I need to use Kettle/PDI community version to read big fixed length data files and do some ETL stuff on them. During development stage I faced following issue:
Kettle plugin "Fixed File Input" allows multiple data types with remark they are actually Strings or byte arrays.
My input contained both: Strings and byte arrays corresponding to Little Endian representation of long, int and short (Intel specific endian-ness). Example of record structure to be read: Column1(char:8), Column2(long:8 hex), Column3(char:2),Column4(int:4 hex).
I tried to use "Select Values" plugin and change Binary type of column to Integer but such method is not implemented. Finaly I ended with following solution:
- I used "User Defined Java Class" with code pasted below.
As you can see I used a formula to obtain long value.
public boolean processRow(StepMetaInterface smi, StepDataInterface sdi) throws KettleException
{
Object[] r = getRow();
if (r == null) {
setOutputDone();
return false;
}
// It is always safest to call createOutputRow() to ensure that your output row's Object[] is large
// enough to handle any new fields you are creating in this step.

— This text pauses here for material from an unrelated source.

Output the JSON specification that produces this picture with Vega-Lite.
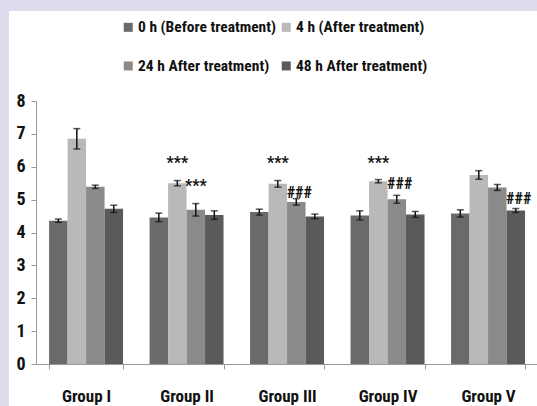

r = createOutputRow(r, data.outputRowMeta.size());
// Get the value from an input field
byte[] buf;
long longValue;
// BAN_L - 8 bytes
buf= get(Fields.In, "BAN").getBinary(r);
longValue= ((buf[0] & 0xFFL) << 0) | ((buf[1] & 0xFFL) << 8)
| ((buf[2] & 0xFFL) << 16) | ((buf[3] & 0xFFL) << 24)
| ((buf[4] & 0xFFL) << 32) | ((buf[5] & 0xFFL) << 40)
| ((buf[6] & 0xFFL) << 48) | ((buf[7] & 0xFFL) << 56);
get(Fields.Out, "BAN_L").setValue(r, longValue);
//DEPOSIT_PAID_AMT -4 bytes
buf = get(Fields.In, "DEPOSIT_PAID_AMT").getBinary(r);
longValue= ((buf[0] & 0xFFL) << 0) | ((buf[1] & 0xFFL) << 8)
| ((buf[2] & 0xFFL) << 16) | ((buf[3] & 0xFFL) << 24);
get(Fields.Out, "DEPOSIT_PAID_AMT_L").setValue(r, longValue);
//BILL_SEQ_NO_L -2 bytes
buf = get(Fields.In, "BILL_SEQ_NO").getBinary(r);
longValue = ((buf[0] & 0xFFL) << 0) | ((buf[1] & 0xFFL) << 8);
get(Fields.Out, "BILL_SEQ_NO_L").setValue(r, longValue);
// Send the row on to the next step.
putRow(data.outputRowMeta, r);
//binaryToDecimal();
return true;
}
Problem arise when I have in one data extracts 8-20 binary fields. Is there any alternative to this approach so I can call something like:
getNumberFromLE(byte [] buff, buff.length);
Is there any other plugin in development which can be used to transform byte[] to Pentaho Kettle "Number" data type? (BigNumber and Integer are also good).